◆ **Written task**: Copy out the listing that follows, exactly, without its pictures.

Given information start

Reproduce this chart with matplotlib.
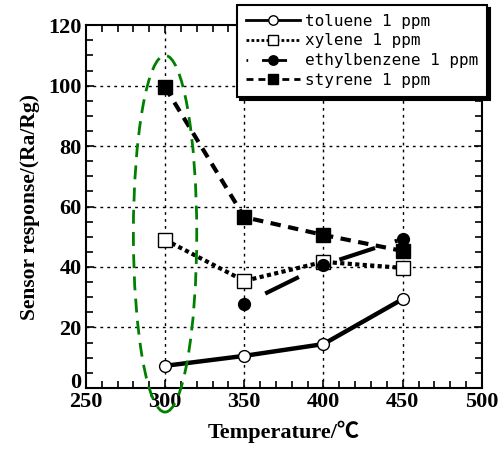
import matplotlib

matplotlib.use("Agg")
import matplotlib.pyplot as plt
from matplotlib.font_manager import FontProperties
from matplotlib.patches import Ellipse
from matplotlib.ticker import MultipleLocator
from matplotlib.transforms import ScaledTranslation

temperature = [300, 350, 400, 450]
toluene = [7.3, 10.6, 14.5, 29.4]
xylene = [49.0, 35.4, 41.7, 39.7]
ethyl_temperature = [350, 400, 450]
ethylbenzene = [27.8, 40.7, 49.3]
styrene = [99.5, 56.5, 50.6, 45.3]

x_ticks = [250, 300, 350, 400, 450, 500]
y_ticks = [0, 20, 40, 60, 80, 100, 120]

serif_bold = {"family": ["Liberation Serif", "Noto Sans CJK KR"], "weight": "bold"}

fig = plt.figure(figsize=(5.02, 4.5), dpi=100)
ax = fig.add_axes([0.171, 0.138, 0.789, 0.806])

ax.set_xlim(250, 500)
ax.set_ylim(0, 120)
ax.set_xticks(x_ticks)
ax.set_yticks(y_ticks)
ax.xaxis.set_minor_locator(MultipleLocator(10))
ax.yaxis.set_minor_locator(MultipleLocator(5))
ax.tick_params(which="both", direction="in", top=True, right=True, width=1.2)
ax.tick_params(which="major", length=6, pad=3)
ax.tick_params(which="minor", length=5)
for label in ax.get_xticklabels() + ax.get_yticklabels():
    label.set_fontproperties(FontProperties(size=16, **serif_bold))
for spine in ax.spines.values():
    spine.set_linewidth(1.5)

# the "0" label sits a bit high, clear of the "250" below it
zero_label = ax.yaxis.get_major_ticks()[0].label1
zero_label.set_transform(zero_label.get_transform()
                         + ScaledTranslation(0, 5.5 / 72, fig.dpi_scale_trans))

for x in x_ticks[1:-1]:
    ax.axvline(x, color="black", lw=1, ls=(0, (2, 3)), zorder=0)
for y in y_ticks[1:-1]:
    ax.axhline(y, color="black", lw=1, ls=(0, (2, 3)), zorder=0)

ax.plot(temperature, toluene, color="black", lw=3.2, ls="-",
        marker="o", ms=8.5, mfc="white", mec="black", mew=1,
        label="toluene 1 ppm", zorder=3)
ax.plot(temperature, xylene, color="black", lw=3, ls=(0, (1, 0.8)),
        marker="s", ms=9.5, mfc="white", mec="black", mew=1,
        label="xylene 1 ppm", zorder=3)
ax.plot(ethyl_temperature, ethylbenzene, color="black", lw=3, ls=(0, (0.6, 5, 9, 5)),
        marker="o", ms=8.5, mfc="black", mec="black",
        label="ethylbenzene 1 ppm", zorder=3)
ax.plot(temperature, styrene, color="black", lw=3, ls=(0, (2.5, 1.8)),
        marker="s", ms=9.5, mfc="black", mec="black",
        label="styrene 1 ppm", zorder=3)

ax.add_patch(Ellipse((300, 51), 40, 118, fill=False, edgecolor="green",
                     lw=2, ls=(0, (5, 3)), clip_on=False, zorder=4))

ax.set_xlabel("Temperature/℃", fontsize=16, labelpad=6, **serif_bold)
ax.set_ylabel("Sensor response/(Ra/Rg)", fontsize=15.5, labelpad=6, **serif_bold)

legend = ax.legend(loc="upper left", bbox_to_anchor=(0.361, 1.078),
                   prop={"family": "DejaVu Sans Mono", "size": 11.5},
                   frameon=True, fancybox=False, handlelength=3.4,
                   handletextpad=0.3, labelspacing=0.3, borderpad=0.55,
                   markerscale=0.8,
                   shadow={"color": "black", "alpha": 1})
legend.get_frame().set_edgecolor("black")
legend.get_frame().set_linewidth(1.5)
legend.set_zorder(5)
for line in legend.get_lines():
    line.set_linewidth(2)

fig.savefig("out.png", dpi=100)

Given information end

◆ **Answer in full**:
Reproduce this chart with matplotlib.
import matplotlib

matplotlib.use("Agg")
import matplotlib.pyplot as plt
from matplotlib.font_manager import FontProperties
from matplotlib.patches import Ellipse
from matplotlib.ticker import MultipleLocator
from matplotlib.transforms import ScaledTranslation

temperature = [300, 350, 400, 450]
toluene = [7.3, 10.6, 14.5, 29.4]
xylene = [49.0, 35.4, 41.7, 39.7]
ethyl_temperature = [350, 400, 450]
ethylbenzene = [27.8, 40.7, 49.3]
styrene = [99.5, 56.5, 50.6, 45.3]

x_ticks = [250, 300, 350, 400, 450, 500]
y_ticks = [0, 20, 40, 60, 80, 100, 120]

serif_bold = {"family": ["Liberation Serif", "Noto Sans CJK KR"], "weight": "bold"}

fig = plt.figure(figsize=(5.02, 4.5), dpi=100)
ax = fig.add_axes([0.171, 0.138, 0.789, 0.806])

ax.set_xlim(250, 500)
ax.set_ylim(0, 120)
ax.set_xticks(x_ticks)
ax.set_yticks(y_ticks)
ax.xaxis.set_minor_locator(MultipleLocator(10))
ax.yaxis.set_minor_locator(MultipleLocator(5))
ax.tick_params(which="both", direction="in", top=True, right=True, width=1.2)
ax.tick_params(which="major", length=6, pad=3)
ax.tick_params(which="minor", length=5)
for label in ax.get_xticklabels() + ax.get_yticklabels():
    label.set_fontproperties(FontProperties(size=16, **serif_bold))
for spine in ax.spines.values():
    spine.set_linewidth(1.5)

# the "0" label sits a bit high, clear of the "250" below it
zero_label = ax.yaxis.get_major_ticks()[0].label1
zero_label.set_transform(zero_label.get_transform()
                         + ScaledTranslation(0, 5.5 / 72, fig.dpi_scale_trans))

for x in x_ticks[1:-1]:
    ax.axvline(x, color="black", lw=1, ls=(0, (2, 3)), zorder=0)
for y in y_ticks[1:-1]:
    ax.axhline(y, color="black", lw=1, ls=(0, (2, 3)), zorder=0)

ax.plot(temperature, toluene, color="black", lw=3.2, ls="-",
        marker="o", ms=8.5, mfc="white", mec="black", mew=1,
        label="toluene 1 ppm", zorder=3)
ax.plot(temperature, xylene, color="black", lw=3, ls=(0, (1, 0.8)),
        marker="s", ms=9.5, mfc="white", mec="black", mew=1,
        label="xylene 1 ppm", zorder=3)
ax.plot(ethyl_temperature, ethylbenzene, color="black", lw=3, ls=(0, (0.6, 5, 9, 5)),
        marker="o", ms=8.5, mfc="black", mec="black",
        label="ethylbenzene 1 ppm", zorder=3)
ax.plot(temperature, styrene, color="black", lw=3, ls=(0, (2.5, 1.8)),
        marker="s", ms=9.5, mfc="black", mec="black",
        label="styrene 1 ppm", zorder=3)

ax.add_patch(Ellipse((300, 51), 40, 118, fill=False, edgecolor="green",
                     lw=2, ls=(0, (5, 3)), clip_on=False, zorder=4))

ax.set_xlabel("Temperature/℃", fontsize=16, labelpad=6, **serif_bold)
ax.set_ylabel("Sensor response/(Ra/Rg)", fontsize=15.5, labelpad=6, **serif_bold)

legend = ax.legend(loc="upper left", bbox_to_anchor=(0.361, 1.078),
                   prop={"family": "DejaVu Sans Mono", "size": 11.5},
                   frameon=True, fancybox=False, handlelength=3.4,
                   handletextpad=0.3, labelspacing=0.3, borderpad=0.55,
                   markerscale=0.8,
                   shadow={"color": "black", "alpha": 1})
legend.get_frame().set_edgecolor("black")
legend.get_frame().set_linewidth(1.5)
legend.set_zorder(5)
for line in legend.get_lines():
    line.set_linewidth(2)

fig.savefig("out.png", dpi=100)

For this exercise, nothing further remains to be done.